— START —
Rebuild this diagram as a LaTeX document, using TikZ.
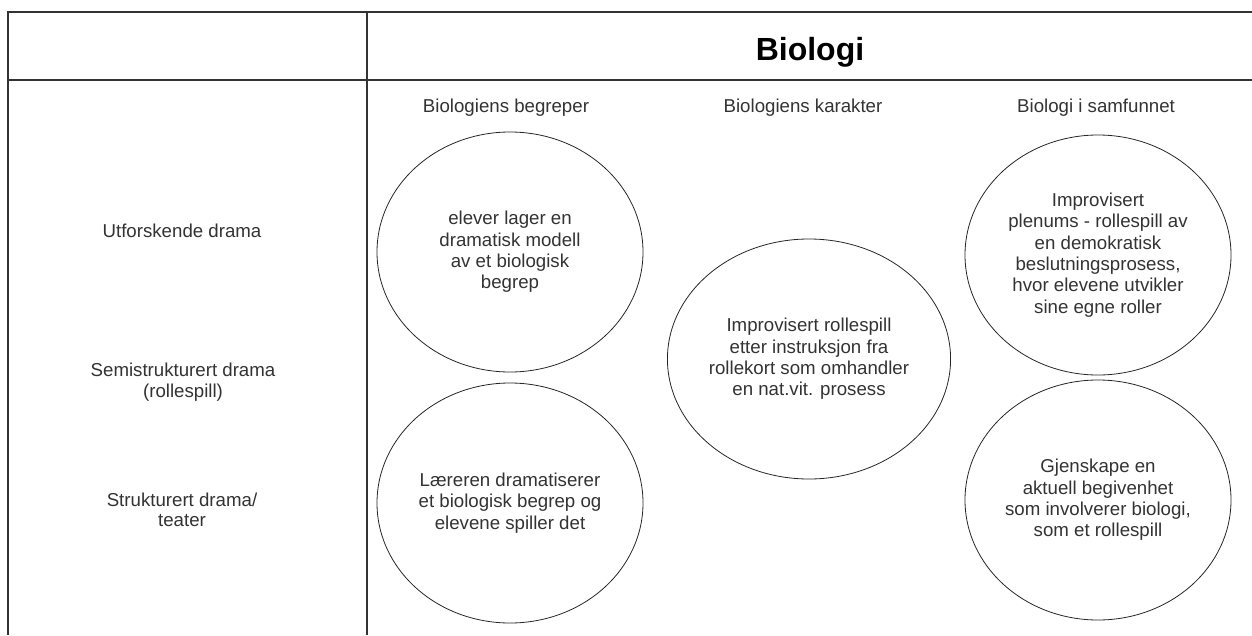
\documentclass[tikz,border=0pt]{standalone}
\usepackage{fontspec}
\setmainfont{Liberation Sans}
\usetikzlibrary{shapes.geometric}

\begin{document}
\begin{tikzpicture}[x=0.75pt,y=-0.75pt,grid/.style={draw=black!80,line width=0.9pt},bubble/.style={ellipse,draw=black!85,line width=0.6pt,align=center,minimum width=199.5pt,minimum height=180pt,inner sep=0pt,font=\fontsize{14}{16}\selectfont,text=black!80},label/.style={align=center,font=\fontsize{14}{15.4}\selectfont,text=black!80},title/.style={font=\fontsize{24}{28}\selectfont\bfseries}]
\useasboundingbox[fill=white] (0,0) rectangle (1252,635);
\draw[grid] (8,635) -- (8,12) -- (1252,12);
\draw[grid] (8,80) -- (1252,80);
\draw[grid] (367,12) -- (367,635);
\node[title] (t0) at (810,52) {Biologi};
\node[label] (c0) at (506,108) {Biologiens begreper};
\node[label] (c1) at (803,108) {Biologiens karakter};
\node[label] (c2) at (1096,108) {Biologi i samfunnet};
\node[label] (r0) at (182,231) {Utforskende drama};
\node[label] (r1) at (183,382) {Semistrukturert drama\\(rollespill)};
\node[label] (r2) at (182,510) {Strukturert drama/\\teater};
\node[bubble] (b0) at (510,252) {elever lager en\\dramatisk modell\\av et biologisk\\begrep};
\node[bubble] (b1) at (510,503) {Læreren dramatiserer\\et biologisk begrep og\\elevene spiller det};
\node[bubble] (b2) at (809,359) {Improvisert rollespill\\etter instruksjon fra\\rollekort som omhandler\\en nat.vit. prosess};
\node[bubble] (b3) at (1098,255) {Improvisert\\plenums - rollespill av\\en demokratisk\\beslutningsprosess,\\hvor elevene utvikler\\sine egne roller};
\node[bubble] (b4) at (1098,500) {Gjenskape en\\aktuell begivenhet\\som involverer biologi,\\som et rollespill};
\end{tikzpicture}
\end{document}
— END —
**What you have to do**. Repeat the material above in full and unchanged, minus its images.

**Correct response**.
Rebuild this diagram as a LaTeX document, using TikZ.
\documentclass[tikz,border=0pt]{standalone}
\usepackage{fontspec}
\setmainfont{Liberation Sans}
\usetikzlibrary{shapes.geometric}

\begin{document}
\begin{tikzpicture}[x=0.75pt,y=-0.75pt,grid/.style={draw=black!80,line width=0.9pt},bubble/.style={ellipse,draw=black!85,line width=0.6pt,align=center,minimum width=199.5pt,minimum height=180pt,inner sep=0pt,font=\fontsize{14}{16}\selectfont,text=black!80},label/.style={align=center,font=\fontsize{14}{15.4}\selectfont,text=black!80},title/.style={font=\fontsize{24}{28}\selectfont\bfseries}]
\useasboundingbox[fill=white] (0,0) rectangle (1252,635);
\draw[grid] (8,635) -- (8,12) -- (1252,12);
\draw[grid] (8,80) -- (1252,80);
\draw[grid] (367,12) -- (367,635);
\node[title] (t0) at (810,52) {Biologi};
\node[label] (c0) at (506,108) {Biologiens begreper};
\node[label] (c1) at (803,108) {Biologiens karakter};
\node[label] (c2) at (1096,108) {Biologi i samfunnet};
\node[label] (r0) at (182,231) {Utforskende drama};
\node[label] (r1) at (183,382) {Semistrukturert drama\\(rollespill)};
\node[label] (r2) at (182,510) {Strukturert drama/\\teater};
\node[bubble] (b0) at (510,252) {elever lager en\\dramatisk modell\\av et biologisk\\begrep};
\node[bubble] (b1) at (510,503) {Læreren dramatiserer\\et biologisk begrep og\\elevene spiller det};
\node[bubble] (b2) at (809,359) {Improvisert rollespill\\etter instruksjon fra\\rollekort som omhandler\\en nat.vit. prosess};
\node[bubble] (b3) at (1098,255) {Improvisert\\plenums - rollespill av\\en demokratisk\\beslutningsprosess,\\hvor elevene utvikler\\sine egne roller};
\node[bubble] (b4) at (1098,500) {Gjenskape en\\aktuell begivenhet\\som involverer biologi,\\som et rollespill};
\end{tikzpicture}
\end{document}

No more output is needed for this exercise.